** Begin Recorded data **

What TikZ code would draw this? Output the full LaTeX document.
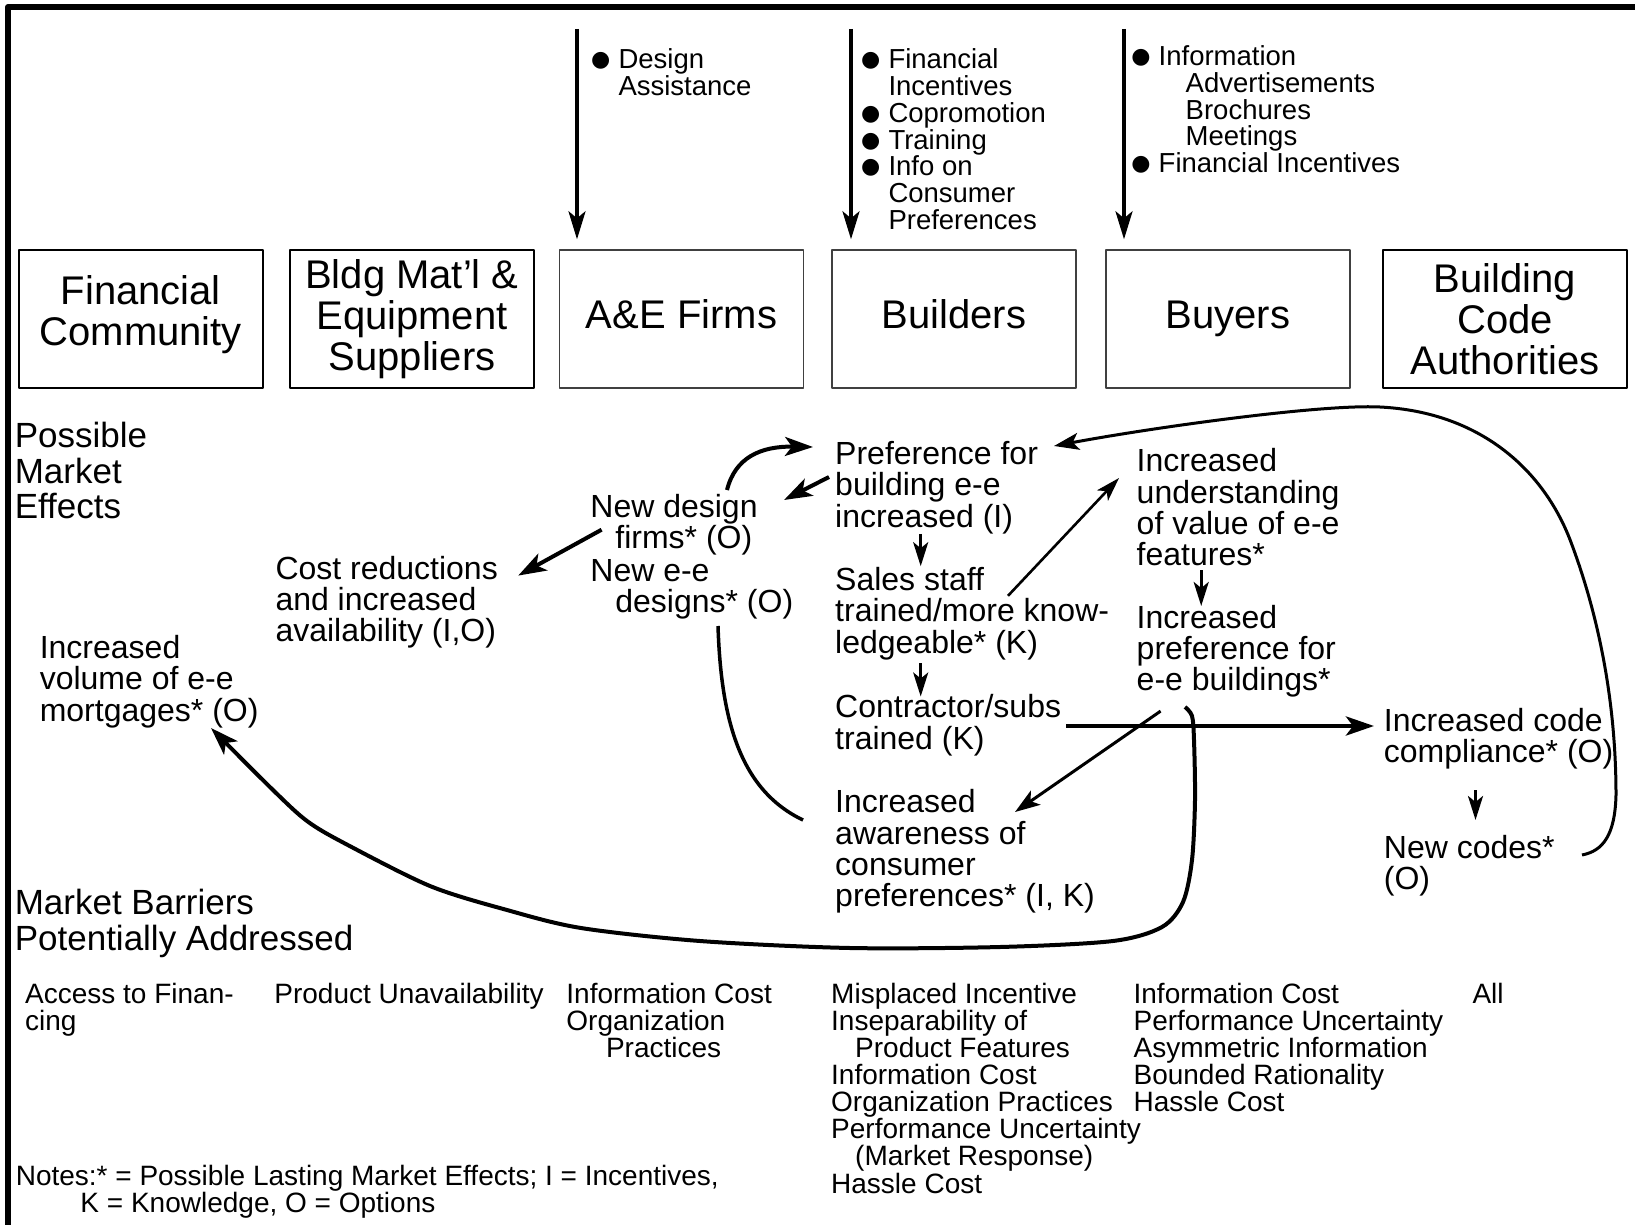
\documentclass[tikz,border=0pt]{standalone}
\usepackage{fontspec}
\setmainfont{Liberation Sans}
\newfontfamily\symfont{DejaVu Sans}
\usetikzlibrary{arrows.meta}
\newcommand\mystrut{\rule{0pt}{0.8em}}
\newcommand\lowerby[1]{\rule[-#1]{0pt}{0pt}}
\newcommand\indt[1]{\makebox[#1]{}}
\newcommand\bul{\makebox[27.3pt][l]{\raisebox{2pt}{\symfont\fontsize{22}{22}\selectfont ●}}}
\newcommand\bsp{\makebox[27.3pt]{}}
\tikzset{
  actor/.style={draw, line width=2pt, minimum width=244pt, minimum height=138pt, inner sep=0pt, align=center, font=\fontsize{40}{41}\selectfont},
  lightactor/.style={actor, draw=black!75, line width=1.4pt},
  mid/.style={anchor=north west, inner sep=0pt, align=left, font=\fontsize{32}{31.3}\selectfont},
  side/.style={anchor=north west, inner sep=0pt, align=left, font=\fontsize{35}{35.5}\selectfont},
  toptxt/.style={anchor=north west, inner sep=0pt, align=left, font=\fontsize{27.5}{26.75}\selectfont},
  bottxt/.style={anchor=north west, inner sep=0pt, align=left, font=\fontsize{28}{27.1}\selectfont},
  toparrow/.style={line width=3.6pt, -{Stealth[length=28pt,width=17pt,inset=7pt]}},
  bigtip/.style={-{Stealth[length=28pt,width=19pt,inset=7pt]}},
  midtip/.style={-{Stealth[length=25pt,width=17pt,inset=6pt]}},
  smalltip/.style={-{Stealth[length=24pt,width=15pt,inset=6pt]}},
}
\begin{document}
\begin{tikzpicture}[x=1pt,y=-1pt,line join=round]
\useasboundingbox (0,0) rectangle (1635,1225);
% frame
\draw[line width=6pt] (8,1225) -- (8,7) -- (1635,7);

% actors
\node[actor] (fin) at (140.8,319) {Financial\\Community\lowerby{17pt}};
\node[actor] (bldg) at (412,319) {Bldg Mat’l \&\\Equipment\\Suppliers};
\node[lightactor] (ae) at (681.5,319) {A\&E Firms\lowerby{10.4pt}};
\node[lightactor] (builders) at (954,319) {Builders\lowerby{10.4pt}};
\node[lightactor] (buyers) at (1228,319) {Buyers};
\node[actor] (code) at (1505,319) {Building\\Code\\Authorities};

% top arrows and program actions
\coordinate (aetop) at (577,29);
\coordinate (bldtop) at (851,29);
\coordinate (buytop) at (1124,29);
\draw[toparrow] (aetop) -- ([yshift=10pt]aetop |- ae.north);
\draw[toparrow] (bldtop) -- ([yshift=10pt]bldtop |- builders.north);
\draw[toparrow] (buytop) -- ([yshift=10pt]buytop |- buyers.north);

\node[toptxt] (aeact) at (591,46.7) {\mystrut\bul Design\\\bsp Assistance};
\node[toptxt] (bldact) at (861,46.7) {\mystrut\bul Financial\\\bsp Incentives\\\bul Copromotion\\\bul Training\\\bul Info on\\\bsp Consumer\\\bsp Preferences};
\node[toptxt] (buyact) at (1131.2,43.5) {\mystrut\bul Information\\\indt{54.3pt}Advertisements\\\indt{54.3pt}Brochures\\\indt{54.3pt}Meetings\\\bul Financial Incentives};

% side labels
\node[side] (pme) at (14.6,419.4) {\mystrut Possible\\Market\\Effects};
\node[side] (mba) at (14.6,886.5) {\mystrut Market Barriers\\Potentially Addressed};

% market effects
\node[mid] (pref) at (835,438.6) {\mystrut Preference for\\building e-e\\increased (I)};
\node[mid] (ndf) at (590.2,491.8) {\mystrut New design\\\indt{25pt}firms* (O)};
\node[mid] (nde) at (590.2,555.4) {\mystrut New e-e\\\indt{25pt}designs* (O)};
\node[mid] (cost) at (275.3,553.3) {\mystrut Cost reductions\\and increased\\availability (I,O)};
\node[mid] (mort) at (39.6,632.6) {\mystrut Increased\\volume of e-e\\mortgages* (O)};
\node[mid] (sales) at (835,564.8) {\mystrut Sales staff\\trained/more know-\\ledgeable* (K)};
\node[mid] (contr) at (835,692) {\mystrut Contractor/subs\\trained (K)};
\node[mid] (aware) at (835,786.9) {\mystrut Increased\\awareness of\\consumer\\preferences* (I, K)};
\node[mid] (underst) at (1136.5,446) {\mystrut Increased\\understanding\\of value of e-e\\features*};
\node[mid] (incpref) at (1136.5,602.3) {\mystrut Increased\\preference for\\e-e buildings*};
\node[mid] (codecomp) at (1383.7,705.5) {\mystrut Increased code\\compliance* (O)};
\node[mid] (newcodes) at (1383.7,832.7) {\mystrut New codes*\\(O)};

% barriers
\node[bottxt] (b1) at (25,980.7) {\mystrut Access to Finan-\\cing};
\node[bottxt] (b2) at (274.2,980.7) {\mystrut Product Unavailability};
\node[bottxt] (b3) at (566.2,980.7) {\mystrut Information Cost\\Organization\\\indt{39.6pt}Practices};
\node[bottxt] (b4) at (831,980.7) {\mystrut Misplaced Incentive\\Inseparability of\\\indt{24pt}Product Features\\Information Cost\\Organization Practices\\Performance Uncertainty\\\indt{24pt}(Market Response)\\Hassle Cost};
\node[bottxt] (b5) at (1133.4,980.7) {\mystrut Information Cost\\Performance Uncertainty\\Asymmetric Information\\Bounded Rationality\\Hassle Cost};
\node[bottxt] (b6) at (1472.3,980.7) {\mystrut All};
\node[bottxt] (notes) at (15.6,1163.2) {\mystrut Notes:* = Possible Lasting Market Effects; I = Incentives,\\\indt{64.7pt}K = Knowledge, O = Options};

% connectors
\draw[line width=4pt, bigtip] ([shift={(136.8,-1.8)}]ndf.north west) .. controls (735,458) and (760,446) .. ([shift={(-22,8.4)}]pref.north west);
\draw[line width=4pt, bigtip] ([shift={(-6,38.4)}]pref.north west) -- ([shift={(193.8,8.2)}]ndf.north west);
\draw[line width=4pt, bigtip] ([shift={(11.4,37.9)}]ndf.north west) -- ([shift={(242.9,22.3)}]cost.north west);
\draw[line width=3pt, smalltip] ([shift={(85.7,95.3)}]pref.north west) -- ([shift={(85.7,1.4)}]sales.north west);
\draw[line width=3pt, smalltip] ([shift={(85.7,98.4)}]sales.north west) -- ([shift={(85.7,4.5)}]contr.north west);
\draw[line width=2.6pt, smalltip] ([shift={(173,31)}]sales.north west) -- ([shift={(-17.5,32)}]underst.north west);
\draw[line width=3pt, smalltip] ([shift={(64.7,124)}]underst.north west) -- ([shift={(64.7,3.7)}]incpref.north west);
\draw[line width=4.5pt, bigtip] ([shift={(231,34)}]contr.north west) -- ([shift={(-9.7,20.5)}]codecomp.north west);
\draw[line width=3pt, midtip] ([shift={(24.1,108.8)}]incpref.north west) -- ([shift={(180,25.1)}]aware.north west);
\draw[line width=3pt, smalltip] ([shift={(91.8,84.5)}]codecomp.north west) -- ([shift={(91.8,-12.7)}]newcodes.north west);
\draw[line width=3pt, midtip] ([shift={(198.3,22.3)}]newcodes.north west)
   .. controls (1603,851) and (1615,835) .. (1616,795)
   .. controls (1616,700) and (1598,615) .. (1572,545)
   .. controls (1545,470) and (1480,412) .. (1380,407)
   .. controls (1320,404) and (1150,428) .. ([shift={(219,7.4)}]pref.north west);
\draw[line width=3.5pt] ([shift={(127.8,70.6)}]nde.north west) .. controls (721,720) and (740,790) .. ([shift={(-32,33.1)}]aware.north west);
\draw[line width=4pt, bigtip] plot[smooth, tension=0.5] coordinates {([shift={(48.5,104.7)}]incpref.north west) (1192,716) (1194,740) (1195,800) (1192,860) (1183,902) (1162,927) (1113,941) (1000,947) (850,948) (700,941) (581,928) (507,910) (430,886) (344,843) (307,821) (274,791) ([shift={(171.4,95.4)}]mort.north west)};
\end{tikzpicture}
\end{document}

** End Recorded data **

Directive: Skip the pictures, please, and transcribe only the lines from the beginning of the material through the one that contains "(8,7) -- (1635,7);".

Exercise response:
What TikZ code would draw this? Output the full LaTeX document.
\documentclass[tikz,border=0pt]{standalone}
\usepackage{fontspec}
\setmainfont{Liberation Sans}
\newfontfamily\symfont{DejaVu Sans}
\usetikzlibrary{arrows.meta}
\newcommand\mystrut{\rule{0pt}{0.8em}}
\newcommand\lowerby[1]{\rule[-#1]{0pt}{0pt}}
\newcommand\indt[1]{\makebox[#1]{}}
\newcommand\bul{\makebox[27.3pt][l]{\raisebox{2pt}{\symfont\fontsize{22}{22}\selectfont ●}}}
\newcommand\bsp{\makebox[27.3pt]{}}
\tikzset{
  actor/.style={draw, line width=2pt, minimum width=244pt, minimum height=138pt, inner sep=0pt, align=center, font=\fontsize{40}{41}\selectfont},
  lightactor/.style={actor, draw=black!75, line width=1.4pt},
  mid/.style={anchor=north west, inner sep=0pt, align=left, font=\fontsize{32}{31.3}\selectfont},
  side/.style={anchor=north west, inner sep=0pt, align=left, font=\fontsize{35}{35.5}\selectfont},
  toptxt/.style={anchor=north west, inner sep=0pt, align=left, font=\fontsize{27.5}{26.75}\selectfont},
  bottxt/.style={anchor=north west, inner sep=0pt, align=left, font=\fontsize{28}{27.1}\selectfont},
  toparrow/.style={line width=3.6pt, -{Stealth[length=28pt,width=17pt,inset=7pt]}},
  bigtip/.style={-{Stealth[length=28pt,width=19pt,inset=7pt]}},
  midtip/.style={-{Stealth[length=25pt,width=17pt,inset=6pt]}},
  smalltip/.style={-{Stealth[length=24pt,width=15pt,inset=6pt]}},
}
\begin{document}
\begin{tikzpicture}[x=1pt,y=-1pt,line join=round]
\useasboundingbox (0,0) rectangle (1635,1225);
% frame
\draw[line width=6pt] (8,1225) -- (8,7) -- (1635,7);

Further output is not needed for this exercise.